What About His Possession Numbers? [Nose Pun]
Tracking possession through shot attempts is a helpful tool for evaluating players because it's impossible to see everything a player does on the ice. Spending time in an opponent's zone is objectively a good thing and Corsi (shots+misses+opponent blocks) has proven to be a very good proxy for zone time. It fills in the gaps in our vision where with an objective measure of what's happening on the ice. It is crucial to look at context with these numbers and Damien Brunner is a good example of that.
Brunner's Corsi % (NJ attempts vs. opponent attempts) for this season is actually a pretty decent 54.4%, good for 7th best on the team. At first glance, someone might say that he has actually been helping play move forward. Not so fast, though, because Brunner has been receiving among the easiest minutes on the team. In terms of zone starts, of Devils to play 10 or more games, only Cam Janssen and Andrei Loktionov have started a higher percentage of their shifts in the offensive zone. Brunner's quality of competition is also pretty shaky, with only Loktionov and the revolving door of 4th liners facing easier competition based on opponent time-on-ice. Brunner has been put in a position to succeed and has failed to really take advantage of it.

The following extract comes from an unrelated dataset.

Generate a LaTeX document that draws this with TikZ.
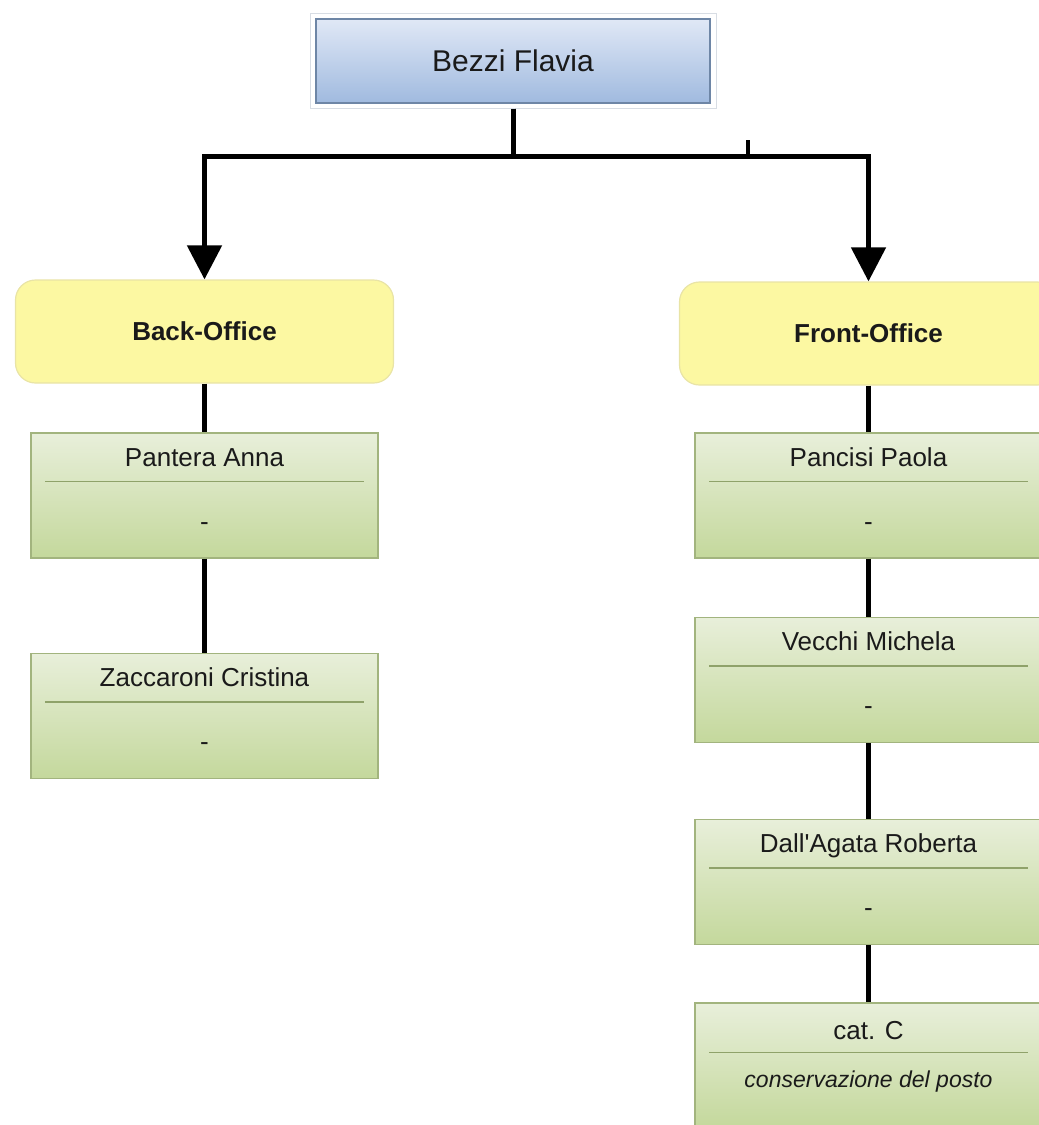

Brunner needs to be better, plain and simple. The Devils are a scoring-challenged team, and he is someone who needs to get himself in gear if they want it to get any better. It doesn't appear to just be a run of terrible luck, either. His play has sharply declined over the past month and he has to get himself figured out in a hurry, or his spot in the lineup will start to be in serious jeopardy (as we saw last week). I don't think it's impossible for him to pick it back up and start scoring again, but my confidence that it will happen is waning. Maybe he just needs a goal to snap him out of his funk and get him firing pucks at the net again. Maybe he's still trying to figure out his role in the Devils system. Either way, he needs to shape up soon, for both the Devils and his own sake.